Short problem → Beneath this line sits some data. Return only its lines from the one holding "Output the Python" through the one holding "import pandas as pd", inclusive, exactly, with the images removed.
[Start of Record set]
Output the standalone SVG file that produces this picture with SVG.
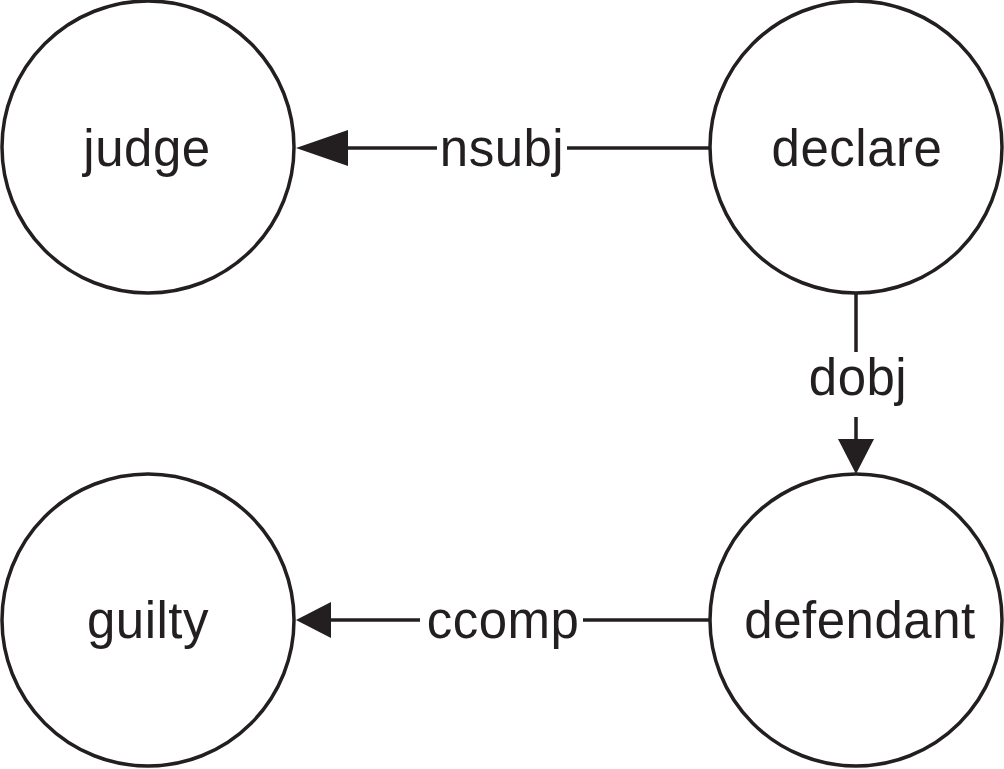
<svg xmlns="http://www.w3.org/2000/svg" width="1004" height="769" viewBox="0 0 1004 769">
<style>
.node{fill:#fff;stroke:#231f20;stroke-width:3.5}
.lbl{font-family:"Liberation Sans",Arial,sans-serif;font-size:51px;fill:#231f20;text-anchor:middle;letter-spacing:0.5px}
.edge{stroke:#231f20;stroke-width:3.5;fill:none}
.head{fill:#231f20}
</style>
<rect width="1004" height="769" fill="#fff"/>
<g id="judge"><circle class="node" cx="148" cy="147" r="146"/><text class="lbl" x="147" y="166">judge</text></g>
<g id="declare"><circle class="node" cx="856" cy="147" r="146"/><text class="lbl" x="857" y="166">declare</text></g>
<g id="guilty"><circle class="node" cx="148" cy="620" r="146"/><text class="lbl" x="148" y="638">guilty</text></g>
<g id="defendant"><circle class="node" cx="856" cy="620" r="146"/><text class="lbl" x="860" y="638">defendant</text></g>
<g id="connectors">
<line class="edge" x1="710" y1="148" x2="567" y2="148"/>
<line class="edge" x1="437" y1="148" x2="346" y2="148"/>
<polygon class="head" points="296,148 348,130 348,166"/>
<text class="lbl" x="502" y="166">nsubj</text>
<line class="edge" x1="856" y1="293" x2="856" y2="352"/>
<line class="edge" x1="856" y1="417" x2="856" y2="440"/>
<polygon class="head" points="856,474 838,439 874,439"/>
<text class="lbl" x="858" y="395">dobj</text>
<line class="edge" x1="710" y1="620" x2="583" y2="620"/>
<line class="edge" x1="420" y1="620" x2="328" y2="620"/>
<polygon class="head" points="296,620 331,602 331,638"/>
<text class="lbl" x="503" y="638">ccomp</text>
</g>
</svg>
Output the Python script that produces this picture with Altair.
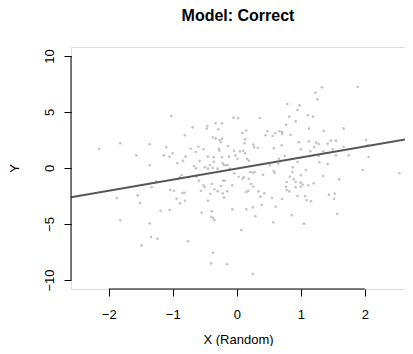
import altair as alt
import pandas as pd

# Scatter points (X random, Y)
x_vals = [
    -1.02, -2.15, -1.82, -1.57, -1.36, -1.10, -1.14, -1.05, -1.00, -0.81,
    -0.69, -0.93, -0.84, -0.80, -0.72, -0.64, -0.60, -0.52, -0.47, -0.46,
    -0.33, -0.23, -0.29, -0.37, -0.33, -0.27, -0.23, -0.25, -0.14, -0.28,
    -0.27, -0.05, 0.02, -0.45, -0.36, -0.23, -0.12, -0.02, 0.05, -1.36,
    -0.67, -0.64, -0.50, -0.45, -0.375, -0.30, -0.22, -0.17, -0.04, 0.03,
    -1.26, -1.33, -1.55, -1.875, -1.51, -1.04, -0.98, -0.89, -0.86, -0.75,
    -0.63, -0.59, -0.56, -0.82, -0.85, -0.94, -0.89, -0.81, -0.52, -0.50,
    -0.39, -0.45, -0.41, -0.35, -0.30, -0.25, -0.21, -0.19, -0.22, -0.20,
    -0.15, -0.07, -0.07, -0.39, -0.55, -0.40, -0.37, -0.35, -1.82, -1.19,
    -1.05, -1.36, -1.34, -1.24, -1.49, -0.76, -0.37, -0.40, -0.15, -0.36,
    -0.42, -0.58, -0.20, -0.14,
    1.33, 1.89, 1.23, 1.26, 0.79, 0.98, 0.95, 1.11, 1.19, 0.82,
    0.92, 0.36, 0.77, 1.13, 1.67, 1.36, 0.15, 0.09, 0.48, 0.45,
    0.56, 0.60, 0.67, 0.71, 0.71, 0.84, 0.13, 0.12, 0.26, 0.33,
    0.27, 0.58, 0.70, 1.00, 1.13, 1.21, 1.24, 1.28, 1.47, 1.55,
    1.42, 1.67, 2.02, 2.05, -0.04, 0.10, 0.13, 0.01, 0.16, 0.19,
    1.15, 1.28, 1.35, 1.42, 1.50, 1.55, 1.75, 2.06, 0.66, 0.75,
    0.52, 0.58, 0.59, 0.95, 1.08, 0.875, 0.87, 0.83, 0.89, 0.92,
    1.00, 1.00, 1.03, 0.78, 0.77, 0.78, 0.82, 0.92, 1.00, 1.12,
    1.20, 1.35, 1.60, 1.97, 2.54, -0.11, 0.09, 0.11, 0.19, 0.21,
    0.25, 0.28, 0.41, 0.22, 0.26, 0.15, 0.18, 0.34, 0.37, 0.43,
    0.55, 0.71, 0.61, 0.39, 0.25, 0.15, 0.29, 0.57, 0.86, 1.05,
    0.95, 1.07, 1.09, 1.16, 1.44, 1.53, 1.52, 1.57, 0.07, 0.25,
    0.97, 0.65, 1.29,
]
y_vals = [
    4.64, 1.72, 2.21, 1.13, 2.12, 1.85, 1.13, 1.01, 1.31, 2.92,
    3.63, 0.42, 0.65, 1.01, 1.72, 1.43, 1.90, 1.67, 3.51, 3.75,
    3.99, 3.99, 3.46, 2.74, 2.62, 2.50, 2.62, 2.32, 1.96, 1.72,
    1.54, 4.49, 4.44, 1.01, 0.96, 0.96, 1.01, 1.13, 1.49, 0.24,
    0.18, -0.03, 0.06, -0.06, 0.00, -0.06, 0.42, 0.24, -0.47, -0.78,
    -1.19, -1.72, -2.44, -2.68, -3.13, -1.96, -2.03, -0.83, -0.65, -0.83,
    -0.78, -1.13, -2.03, -2.21, -2.23, -2.74, -3.15, -2.92, -1.54, -1.72,
    -1.43, -2.92, -2.32, -1.90, -2.08, -1.61, -1.13, -1.13, -2.26, -2.62,
    -2.08, -1.54, -3.69, -3.87, -3.99, -4.35, -4.46, -4.64, -4.67, -3.81,
    -3.75, -4.94, -6.16, -6.31, -6.90, -6.54, -7.56, -8.51, -8.60, 0.56,
    0.27, 0.63, 0.27, 0.27,
    7.21, 7.23, 6.72, 6.13, 5.71, 5.60, 5.18, 4.71, 4.58, 4.58,
    4.17, 4.46, 3.87, 3.51, 3.51, 3.30, 3.33, 3.13, 3.28, 2.92,
    2.86, 3.10, 3.28, 3.21, 3.04, 2.97, 2.56, 2.21, 2.08, 1.81,
    1.85, 1.76, 2.03, 1.67, 2.38, 1.85, 2.26, 2.14, 2.44, 2.44,
    2.17, 1.90, 2.50, 2.05, 1.54, 1.54, 1.31, 0.83, 0.83, 0.65,
    1.49, 1.07, 1.49, 0.36, 1.67, 1.13, 1.13, 0.98, 0.83, 1.07,
    0.24, -0.29, -0.42, 0.54, -0.18, 0.06, -0.36, -0.78, -1.01, -1.25,
    -0.65, -1.31, -1.49, -1.25, -1.67, -1.96, -2.08, -1.72, -1.67, -1.54,
    -1.37, -0.71, -1.01, -0.18, -0.47, -0.06, -0.96, -0.83, -0.96, -0.36,
    -0.42, -0.36, -0.60, -1.43, -1.67, -2.14, -2.03, -2.08, -2.56, -2.26,
    -2.68, -2.77, -3.46, -3.28, -3.51, -3.69, -4.31, -4.85, -4.20, -4.97,
    -2.50, -2.50, -2.86, -2.97, -2.38, -2.29, -2.74, -4.08, -5.54, -9.46,
    2.29, 0.38, 0.51,
]

# Fitted regression line (endpoints at plot edges)
line_x = [-2.59, 2.63]
line_y = [-2.61, 2.55]

# Axis ticks
x_ticks = [-2, -1, 0, 1, 2]
y_ticks = [-10, -5, 0, 5, 10]
x_domain = [-2.59, 2.629]
y_domain = [-10.8, 10.8]

FONT = "Liberation Sans"

pts = pd.DataFrame({"x": x_vals, "y": y_vals})
fit = pd.DataFrame({"x": line_x, "y": line_y})
xaxis_df = pd.DataFrame({"x": [x_ticks[0]], "x2": [x_ticks[-1]], "y": [y_domain[0]]})
yaxis_df = pd.DataFrame({"x": [x_domain[0]], "y": [y_ticks[0]], "y2": [y_ticks[-1]]})

xs = alt.Scale(domain=x_domain, nice=False, zero=False)
ys = alt.Scale(domain=y_domain, nice=False, zero=False)

x_axis = alt.Axis(
    values=x_ticks, format="d", domain=False, grid=False, tickSize=7,
    tickColor="black", tickWidth=1, labelFont=FONT, labelFontSize=13,
    labelColor="black", labelBaseline="alphabetic", labelPadding=22,
    title="X (Random)", titleFont=FONT, titleFontSize=13,
    titleFontWeight="normal", titleColor="black", titleBaseline="alphabetic",
    titleY=54,
)
y_axis = alt.Axis(
    values=y_ticks, format="d", domain=False, grid=False, tickSize=7,
    tickColor="black", tickWidth=1, labelFont=FONT, labelFontSize=13,
    labelColor="black", labelAngle=270, labelAlign="center",
    labelBaseline="alphabetic", labelPadding=11, title="Y", titleFont=FONT,
    titleFontSize=13, titleFontWeight="normal", titleColor="black",
    titleAngle=270, titleAlign="center", titleBaseline="alphabetic",
    titleX=-53, titleY=121,
)

points = alt.Chart(pts).mark_circle(size=7, color="#c4c4c4", opacity=1).encode(
    x=alt.X("x:Q", scale=xs, axis=x_axis),
    y=alt.Y("y:Q", scale=ys, axis=y_axis),
)

line = alt.Chart(fit).mark_line(color="#575757", strokeWidth=2, clip=True).encode(
    x=alt.X("x:Q", scale=xs), y=alt.Y("y:Q", scale=ys)
)

xrule = alt.Chart(xaxis_df).mark_rule(color="black", strokeWidth=1).encode(
    x=alt.X("x:Q", scale=xs), x2="x2:Q", y=alt.Y("y:Q", scale=ys)
)
yrule = alt.Chart(yaxis_df).mark_rule(color="black", strokeWidth=1).encode(
    x=alt.X("x:Q", scale=xs), y=alt.Y("y:Q", scale=ys), y2="y2:Q"
)

chart = alt.layer(points, line, xrule, yrule).properties(
    width=334,
    height=242,
    autosize=alt.AutoSizeParams(type="none"),
    padding={"left": 63, "top": 39, "right": 0, "bottom": 57},
    title=alt.TitleParams(
        "Model: Correct", font=FONT, fontSize=16, fontWeight="bold",
        color="black", anchor="middle", baseline="alphabetic", offset=10,
    ),
).configure_view(stroke=None).configure(background="white")

chart.save("out.html", embed_options={"renderer": "svg", "actions": False})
[End of Record set]
Completed task →
Output the Python script that produces this picture with Altair.
import altair as alt
import pandas as pd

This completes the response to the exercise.